Task to complete: Every line of the data that contains the string "chart" must be copied.

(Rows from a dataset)
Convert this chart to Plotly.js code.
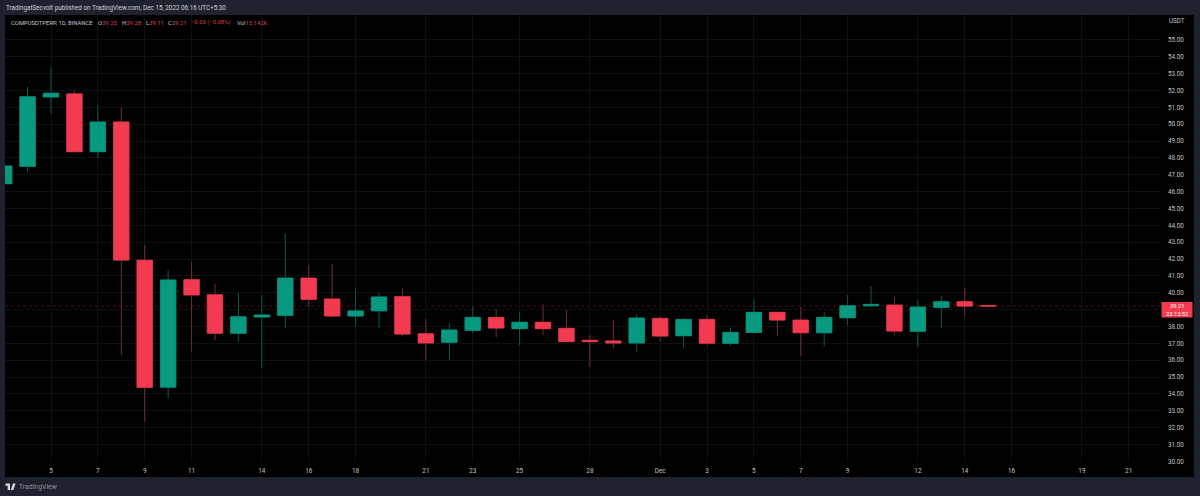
<!DOCTYPE html>
<html><head><meta charset="utf-8">
<script src="https://cdn.plot.ly/plotly-3.0.1.min.js"></script>
<style>html,body{margin:0;padding:0;background:#1e222d;overflow:hidden}#c{width:1200px;height:496px}</style>
</head><body><div id="c"></div>
<script>
const dates = ["2022-11-03","2022-11-04","2022-11-05","2022-11-06","2022-11-07","2022-11-08","2022-11-09","2022-11-10","2022-11-11","2022-11-12","2022-11-13","2022-11-14","2022-11-15","2022-11-16","2022-11-17","2022-11-18","2022-11-19","2022-11-20","2022-11-21","2022-11-22","2022-11-23","2022-11-24","2022-11-25","2022-11-26","2022-11-27","2022-11-28","2022-11-29","2022-11-30","2022-12-01","2022-12-02","2022-12-03","2022-12-04","2022-12-05","2022-12-06","2022-12-07","2022-12-08","2022-12-09","2022-12-10","2022-12-11","2022-12-12","2022-12-13","2022-12-14","2022-12-15"];
const opens = [46.47,47.50,51.62,51.80,48.37,50.13,41.93,34.40,40.78,39.88,37.60,38.56,38.66,40.87,39.63,38.62,38.93,39.77,37.57,37.06,37.77,38.54,37.87,38.25,37.89,37.18,37.14,37.02,38.48,37.45,38.42,37.00,37.65,38.84,38.38,37.63,38.52,39.23,39.27,37.71,39.13,39.47,39.25];
const closes = [47.52,51.63,51.84,48.37,50.13,41.94,34.39,40.76,39.87,37.60,38.58,38.68,40.87,39.61,38.62,38.92,39.75,37.55,37.02,37.79,38.54,37.91,38.25,37.87,37.10,37.10,37.02,38.50,37.43,38.42,37.00,37.65,38.84,38.38,37.63,38.54,39.23,39.31,37.73,39.15,39.47,39.21,39.21];
const highs = [47.60,52.23,53.38,51.99,51.14,51.00,42.83,41.35,41.84,40.52,40.00,39.87,43.49,41.65,41.71,40.26,40.00,40.26,38.44,38.19,39.17,39.02,38.88,39.33,38.98,37.49,38.38,38.74,38.62,38.50,38.68,37.93,39.61,38.84,39.17,38.84,39.87,40.40,39.73,39.57,39.81,40.26,39.28];
const lows = [46.40,47.18,50.65,48.37,47.98,36.30,32.35,33.75,36.50,37.20,37.10,35.52,37.89,39.17,38.54,37.99,37.89,37.43,36.00,36.00,37.60,37.36,36.90,37.49,37.06,35.61,36.70,36.50,37.10,36.70,36.90,36.86,37.65,37.45,36.25,36.84,38.09,39.17,37.49,36.80,37.89,38.62,39.11];
const xTicks = ["2022-11-05","2022-11-07","2022-11-09","2022-11-11","2022-11-14","2022-11-16","2022-11-18","2022-11-21","2022-11-23","2022-11-25","2022-11-28","2022-12-01","2022-12-03","2022-12-05","2022-12-07","2022-12-09","2022-12-12","2022-12-14","2022-12-16","2022-12-19","2022-12-21"];
const xLabels = ["5","7","9","11","14","16","18","21","23","25","28","Dec","3","5","7","9","12","14","16","19","21"];
const priceTicks = [30,31,32,33,34,35,36,37,38,39,40,41,42,43,44,45,46,47,48,49,50,51,52,53,54,55];
const lastPrice = 39.21;
const UP="#089981", DOWN="#f23a50", UPW="#0b5c50", DOWNW="#7a2a35", TXT="#c2c5cd", BG="#1e222d", FS=6.3, GRID="#0e1011";
const bodyHigh = opens.map((o,i)=>Math.max(o,closes[i]));
const bodyLow = opens.map((o,i)=>Math.min(o,closes[i]));
const L=5,R=1160,T=15,B=462;
const px=x=>(x-L)/(R-L), py=y=>(B-y)/(B-T);
const base={type:"candlestick",x:dates,open:opens,close:closes,whiskerwidth:0,hoverinfo:"skip",showlegend:false};
const wicks=Object.assign({},base,{high:highs,low:lows,
  increasing:{line:{color:UPW,width:1},fillcolor:UPW},decreasing:{line:{color:DOWNW,width:1},fillcolor:DOWNW}});
const bodies=Object.assign({},base,{high:bodyHigh,low:bodyLow,
  increasing:{line:{color:UP,width:0.6},fillcolor:UP},decreasing:{line:{color:DOWN,width:0.6},fillcolor:DOWN}});
const logoPath=(pts)=>"M"+pts.map(p=>px(p[0])+","+py(p[1])).join("L")+"Z";
const shapes=[
 {type:"rect",xref:"paper",yref:"paper",x0:0,x1:px(1194),y0:py(477),y1:1,fillcolor:"#000",line:{width:0},layer:"below"},
 {type:"line",xref:"paper",yref:"y",x0:0,x1:1,y0:lastPrice,y1:lastPrice,line:{color:"rgba(242,58,80,0.3)",width:1,dash:"dot"},layer:"below"},
 {type:"rect",xref:"paper",yref:"paper",x0:px(1161.5),x1:px(1192.5),y0:py(317.5),y1:py(302),fillcolor:"#f23a50",line:{width:0}},
 {type:"path",xref:"paper",yref:"paper",path:logoPath([[5.5,483.5],[10,483.5],[10,490],[7.7,490],[7.7,485.8],[5.5,485.8]]),fillcolor:"#d8dae0",line:{width:0}},
 {type:"path",xref:"paper",yref:"paper",path:logoPath([[13,483.5],[15.6,483.5],[13.4,490],[10.8,490]]),fillcolor:"#d8dae0",line:{width:0}},
];
const red="#d9434f";
const v=s=>`<span style="color:${red}">${s}</span>`;
const F=(size,color)=>({family:"Roboto, sans-serif",size,color});
const ann=(x,y,text,o)=>Object.assign({xref:"paper",yref:"paper",x:px(x),y:py(y),text,showarrow:false,xanchor:"left",yanchor:"middle",borderpad:0,font:F(FS,TXT)},o||{});
const annotations=[
 ann(5,8,"TradingatSecvolt published on TradingView.com, Dec 15, 2022 06:16 UTC+5:30",{font:F(6.3,"#d1d4dc")}),
 ann(10,22.5,"COMPUSDTPERP, 1D, BINANCE",{font:F(5.9,TXT)}),
 ann(97,22.5,"O"+v("39.25"),{font:F(5.9,TXT)}),
 ann(121,22.5,"H"+v("39.28"),{font:F(5.9,TXT)}),
 ann(145,22.5,"L"+v("39.11"),{font:F(5.9,TXT)}),
 ann(167,22.5,"C"+v("39.21"),{font:F(5.9,TXT)}),
 ann(190,22.5,v("−0.03 (−0.08%)"),{font:F(5.9,TXT)}),
 ann(236,22.5,"Vol"+v("15.142K"),{font:F(5.9,TXT)}),
 ann(1168,21,"USDT"),
 ann(18,487,"TradingView",{font:F(6.9,"#8d909a")}),
 ann(1177,310,"39.21<br>23:13:52",{xanchor:"center",align:"center",font:F(5.8,"#fff")}),
];
const layout={
 width:1200,height:496,margin:{l:L,r:1200-R,t:T,b:496-B,pad:0},
 paper_bgcolor:BG,plot_bgcolor:"#000",showlegend:false,boxgap:0.06,dragmode:false,
 font:F(FS,TXT),
 xaxis:{type:"date",range:["2022-11-03 00:53","2022-12-22 08:00"],tickmode:"array",tickvals:xTicks,ticktext:xLabels,
   showgrid:true,gridcolor:GRID,gridwidth:1,zeroline:false,showline:false,ticks:"",ticklen:0,
   rangeslider:{visible:false},tickfont:F(FS,TXT),ticklabelstandoff:4,fixedrange:true},
 yaxis:{side:"right",range:[29.96,56.48],tickmode:"array",tickvals:priceTicks,ticktext:priceTicks.map(p=>p.toFixed(2)),
   showgrid:true,gridcolor:GRID,gridwidth:1,zeroline:false,showline:false,ticks:"",ticklen:0,
   tickfont:F(FS,TXT),ticklabelstandoff:7,fixedrange:true},
 shapes,annotations
};
Plotly.newPlot("c",[wicks,bodies],layout,{displayModeBar:false,staticPlot:true});
</script></body></html>
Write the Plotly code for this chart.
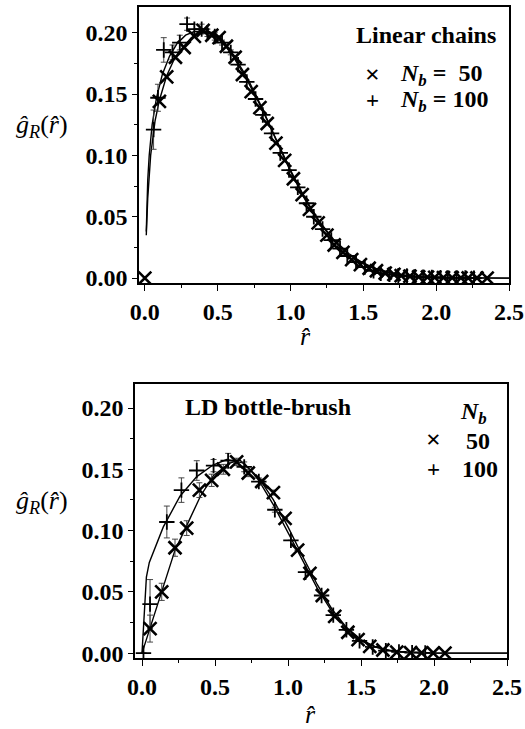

The reply:
Convert this chart to Plotly.js code.
Write the Plotly code for this chart.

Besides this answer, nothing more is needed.